### [SET PROBLEM]
Pull out the lines from the one containing "What TikZ code" through the final line of the listing below and repeat them exactly. Leave the pictures behind.

------ DATA FOR THIS TASK

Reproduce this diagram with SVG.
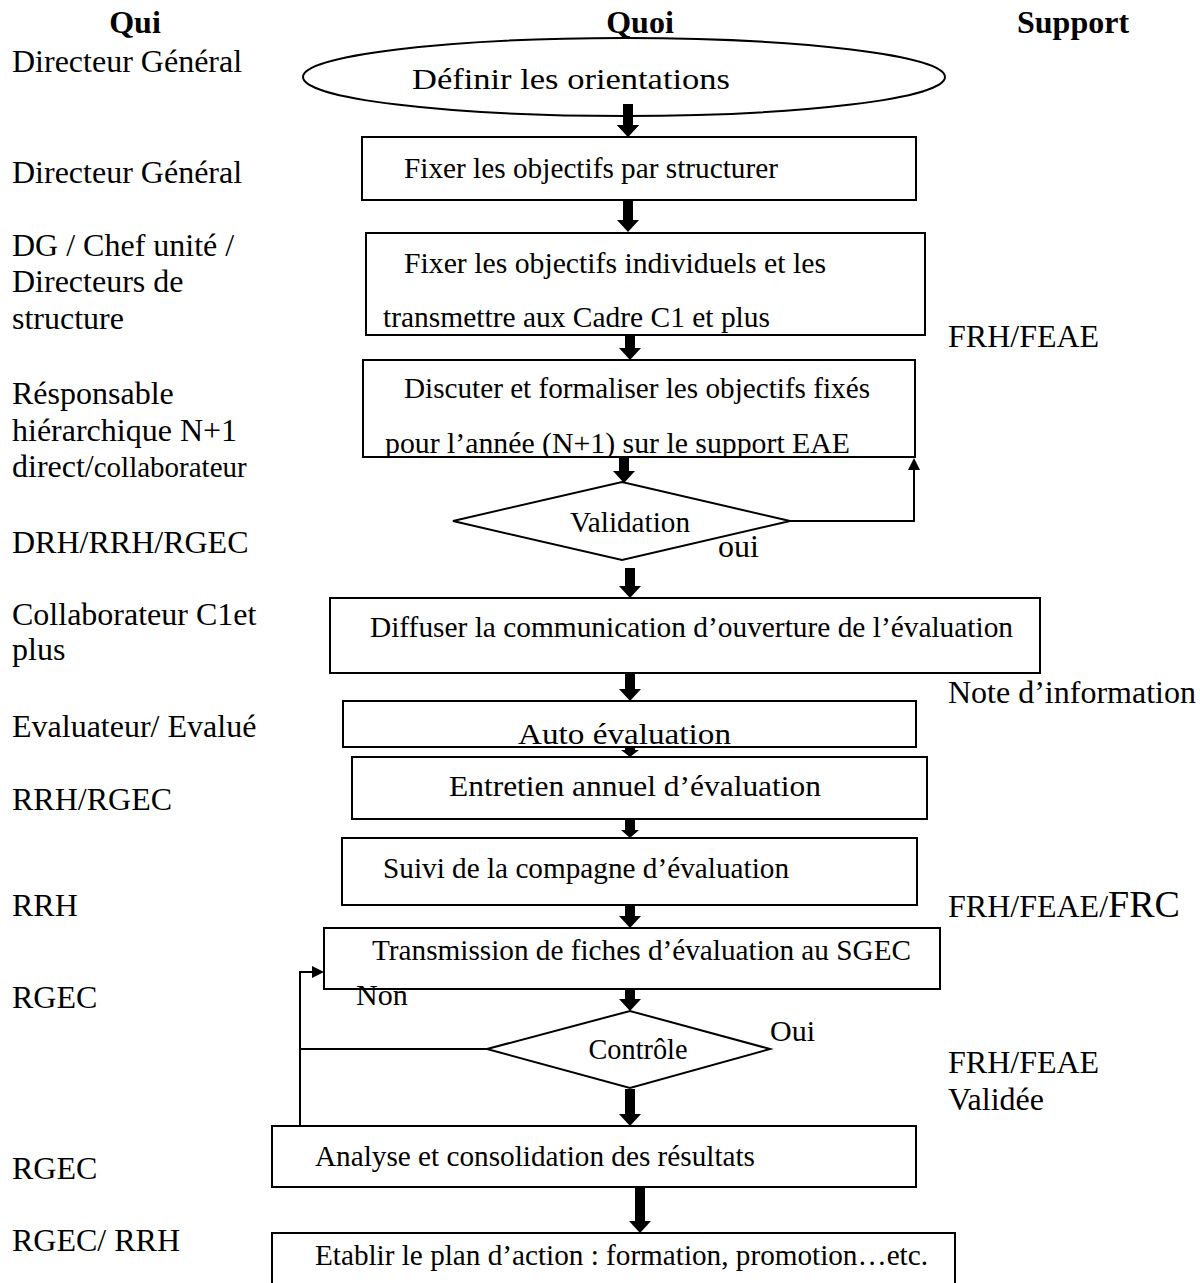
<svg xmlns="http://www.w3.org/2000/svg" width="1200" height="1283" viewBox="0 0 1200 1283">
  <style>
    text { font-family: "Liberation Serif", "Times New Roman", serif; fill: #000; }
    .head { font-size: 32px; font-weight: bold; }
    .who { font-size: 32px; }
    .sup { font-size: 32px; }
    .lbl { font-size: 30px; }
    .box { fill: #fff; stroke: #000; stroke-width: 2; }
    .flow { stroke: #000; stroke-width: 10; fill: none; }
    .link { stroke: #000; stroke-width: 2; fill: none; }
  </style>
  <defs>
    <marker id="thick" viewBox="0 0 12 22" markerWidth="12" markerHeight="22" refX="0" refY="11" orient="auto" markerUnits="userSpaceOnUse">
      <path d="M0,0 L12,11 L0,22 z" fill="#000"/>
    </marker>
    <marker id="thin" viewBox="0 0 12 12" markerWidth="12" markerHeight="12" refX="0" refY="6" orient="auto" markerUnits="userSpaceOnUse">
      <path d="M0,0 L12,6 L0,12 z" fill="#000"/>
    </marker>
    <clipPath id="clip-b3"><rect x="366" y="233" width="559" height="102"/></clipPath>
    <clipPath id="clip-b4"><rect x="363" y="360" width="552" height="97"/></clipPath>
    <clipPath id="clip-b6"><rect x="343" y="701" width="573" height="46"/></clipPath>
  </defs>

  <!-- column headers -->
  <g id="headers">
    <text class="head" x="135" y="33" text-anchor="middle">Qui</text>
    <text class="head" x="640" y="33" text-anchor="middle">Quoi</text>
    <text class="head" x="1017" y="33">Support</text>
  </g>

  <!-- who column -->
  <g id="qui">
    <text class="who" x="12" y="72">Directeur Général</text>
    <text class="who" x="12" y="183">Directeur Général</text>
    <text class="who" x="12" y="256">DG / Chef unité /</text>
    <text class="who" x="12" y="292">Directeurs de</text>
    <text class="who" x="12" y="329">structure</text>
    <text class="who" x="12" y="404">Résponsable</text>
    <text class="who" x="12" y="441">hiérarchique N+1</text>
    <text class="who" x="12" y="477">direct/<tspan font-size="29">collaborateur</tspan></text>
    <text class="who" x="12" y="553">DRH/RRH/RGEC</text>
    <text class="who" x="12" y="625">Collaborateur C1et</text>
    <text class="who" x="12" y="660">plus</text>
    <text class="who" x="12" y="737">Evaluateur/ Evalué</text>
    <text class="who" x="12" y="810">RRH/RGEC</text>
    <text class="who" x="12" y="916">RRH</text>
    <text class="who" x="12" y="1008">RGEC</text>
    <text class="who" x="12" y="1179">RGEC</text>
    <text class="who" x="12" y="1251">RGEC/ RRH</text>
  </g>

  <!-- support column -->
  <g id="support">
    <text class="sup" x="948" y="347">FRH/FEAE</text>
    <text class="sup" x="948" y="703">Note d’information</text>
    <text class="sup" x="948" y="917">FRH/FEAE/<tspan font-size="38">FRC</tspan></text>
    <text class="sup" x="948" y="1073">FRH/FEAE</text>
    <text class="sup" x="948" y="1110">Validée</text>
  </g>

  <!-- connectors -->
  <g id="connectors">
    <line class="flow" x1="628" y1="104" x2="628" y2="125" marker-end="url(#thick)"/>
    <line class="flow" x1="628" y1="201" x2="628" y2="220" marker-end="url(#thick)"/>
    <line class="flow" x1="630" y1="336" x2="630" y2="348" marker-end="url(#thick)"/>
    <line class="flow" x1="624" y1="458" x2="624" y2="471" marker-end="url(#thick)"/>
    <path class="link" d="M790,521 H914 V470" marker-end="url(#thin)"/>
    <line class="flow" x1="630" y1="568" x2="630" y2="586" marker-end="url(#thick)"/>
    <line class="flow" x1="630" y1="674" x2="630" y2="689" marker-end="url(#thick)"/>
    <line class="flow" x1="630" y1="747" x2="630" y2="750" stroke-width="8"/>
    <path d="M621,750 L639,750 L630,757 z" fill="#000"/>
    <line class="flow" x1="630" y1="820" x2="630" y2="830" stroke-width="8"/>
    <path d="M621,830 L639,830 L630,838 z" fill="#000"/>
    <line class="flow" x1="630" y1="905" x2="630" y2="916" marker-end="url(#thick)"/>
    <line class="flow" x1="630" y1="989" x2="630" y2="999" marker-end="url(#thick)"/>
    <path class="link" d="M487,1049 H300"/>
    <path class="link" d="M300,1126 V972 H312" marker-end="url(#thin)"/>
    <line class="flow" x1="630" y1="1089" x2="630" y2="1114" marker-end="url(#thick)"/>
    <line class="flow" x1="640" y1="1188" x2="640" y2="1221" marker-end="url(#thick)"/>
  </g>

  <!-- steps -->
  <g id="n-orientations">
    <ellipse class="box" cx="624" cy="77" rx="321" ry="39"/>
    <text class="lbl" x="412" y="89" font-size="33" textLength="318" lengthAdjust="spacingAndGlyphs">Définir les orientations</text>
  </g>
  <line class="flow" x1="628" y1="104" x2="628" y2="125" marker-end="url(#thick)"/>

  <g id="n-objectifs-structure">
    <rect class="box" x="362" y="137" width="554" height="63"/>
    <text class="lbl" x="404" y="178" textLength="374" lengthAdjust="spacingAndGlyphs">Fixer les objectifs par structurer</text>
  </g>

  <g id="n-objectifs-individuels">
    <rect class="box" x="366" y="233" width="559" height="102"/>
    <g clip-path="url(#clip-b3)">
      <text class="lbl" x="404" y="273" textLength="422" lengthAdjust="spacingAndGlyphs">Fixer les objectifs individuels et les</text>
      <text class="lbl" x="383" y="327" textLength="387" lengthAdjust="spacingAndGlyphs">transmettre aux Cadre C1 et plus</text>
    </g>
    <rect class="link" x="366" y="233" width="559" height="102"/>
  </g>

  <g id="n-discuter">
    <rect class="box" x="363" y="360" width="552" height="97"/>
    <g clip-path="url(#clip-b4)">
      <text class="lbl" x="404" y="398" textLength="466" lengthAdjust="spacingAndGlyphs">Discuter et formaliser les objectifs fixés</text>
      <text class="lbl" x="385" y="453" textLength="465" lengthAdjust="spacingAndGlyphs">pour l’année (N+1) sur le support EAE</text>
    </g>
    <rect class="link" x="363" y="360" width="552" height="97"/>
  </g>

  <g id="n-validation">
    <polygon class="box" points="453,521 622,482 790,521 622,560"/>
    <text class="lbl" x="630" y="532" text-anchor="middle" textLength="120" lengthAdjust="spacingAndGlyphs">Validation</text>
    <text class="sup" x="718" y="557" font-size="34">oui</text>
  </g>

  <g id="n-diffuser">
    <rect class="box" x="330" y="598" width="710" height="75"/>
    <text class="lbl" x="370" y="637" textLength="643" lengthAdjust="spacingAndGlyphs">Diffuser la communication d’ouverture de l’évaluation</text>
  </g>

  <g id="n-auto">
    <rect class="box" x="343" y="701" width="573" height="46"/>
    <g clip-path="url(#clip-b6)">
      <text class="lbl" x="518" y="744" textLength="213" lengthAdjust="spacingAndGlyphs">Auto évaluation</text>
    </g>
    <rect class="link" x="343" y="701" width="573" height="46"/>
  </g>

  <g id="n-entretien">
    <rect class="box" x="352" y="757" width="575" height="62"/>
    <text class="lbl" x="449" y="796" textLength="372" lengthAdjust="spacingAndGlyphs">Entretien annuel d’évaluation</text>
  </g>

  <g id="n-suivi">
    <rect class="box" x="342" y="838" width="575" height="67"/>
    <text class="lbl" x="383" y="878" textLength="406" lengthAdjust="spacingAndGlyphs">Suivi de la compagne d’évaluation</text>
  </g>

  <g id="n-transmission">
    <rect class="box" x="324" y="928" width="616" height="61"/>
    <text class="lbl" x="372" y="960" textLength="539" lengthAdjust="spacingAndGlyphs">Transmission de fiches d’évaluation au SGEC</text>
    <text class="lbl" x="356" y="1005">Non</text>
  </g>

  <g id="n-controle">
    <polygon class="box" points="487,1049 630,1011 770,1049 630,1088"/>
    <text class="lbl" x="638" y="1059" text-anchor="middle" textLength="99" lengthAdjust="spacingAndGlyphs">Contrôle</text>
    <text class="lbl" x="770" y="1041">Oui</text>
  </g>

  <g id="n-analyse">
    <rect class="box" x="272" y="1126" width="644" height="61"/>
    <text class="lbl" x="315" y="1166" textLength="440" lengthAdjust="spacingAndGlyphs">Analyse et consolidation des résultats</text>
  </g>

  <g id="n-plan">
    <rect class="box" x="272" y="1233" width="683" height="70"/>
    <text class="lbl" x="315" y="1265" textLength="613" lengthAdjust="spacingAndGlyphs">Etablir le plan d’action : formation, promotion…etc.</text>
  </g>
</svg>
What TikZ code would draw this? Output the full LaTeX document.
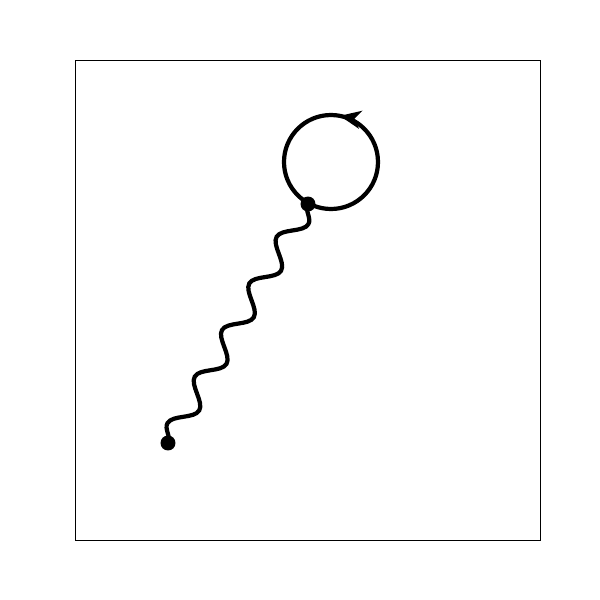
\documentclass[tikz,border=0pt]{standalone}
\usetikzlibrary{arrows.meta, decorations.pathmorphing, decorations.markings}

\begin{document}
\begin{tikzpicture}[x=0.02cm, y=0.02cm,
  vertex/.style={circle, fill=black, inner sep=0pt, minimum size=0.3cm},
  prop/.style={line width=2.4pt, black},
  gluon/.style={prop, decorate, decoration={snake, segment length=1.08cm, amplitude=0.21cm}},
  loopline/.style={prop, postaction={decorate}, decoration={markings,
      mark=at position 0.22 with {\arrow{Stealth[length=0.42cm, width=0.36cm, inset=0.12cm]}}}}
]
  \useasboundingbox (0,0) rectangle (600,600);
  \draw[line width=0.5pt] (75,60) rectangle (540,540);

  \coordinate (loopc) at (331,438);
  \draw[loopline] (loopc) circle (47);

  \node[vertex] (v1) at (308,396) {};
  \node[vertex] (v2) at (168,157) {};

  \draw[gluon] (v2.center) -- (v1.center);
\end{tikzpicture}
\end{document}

------------

### [REPLY TO THE TASK]
What TikZ code would draw this? Output the full LaTeX document.
\documentclass[tikz,border=0pt]{standalone}
\usetikzlibrary{arrows.meta, decorations.pathmorphing, decorations.markings}

\begin{document}
\begin{tikzpicture}[x=0.02cm, y=0.02cm,
  vertex/.style={circle, fill=black, inner sep=0pt, minimum size=0.3cm},
  prop/.style={line width=2.4pt, black},
  gluon/.style={prop, decorate, decoration={snake, segment length=1.08cm, amplitude=0.21cm}},
  loopline/.style={prop, postaction={decorate}, decoration={markings,
      mark=at position 0.22 with {\arrow{Stealth[length=0.42cm, width=0.36cm, inset=0.12cm]}}}}
]
  \useasboundingbox (0,0) rectangle (600,600);
  \draw[line width=0.5pt] (75,60) rectangle (540,540);

  \coordinate (loopc) at (331,438);
  \draw[loopline] (loopc) circle (47);

  \node[vertex] (v1) at (308,396) {};
  \node[vertex] (v2) at (168,157) {};

  \draw[gluon] (v2.center) -- (v1.center);
\end{tikzpicture}
\end{document}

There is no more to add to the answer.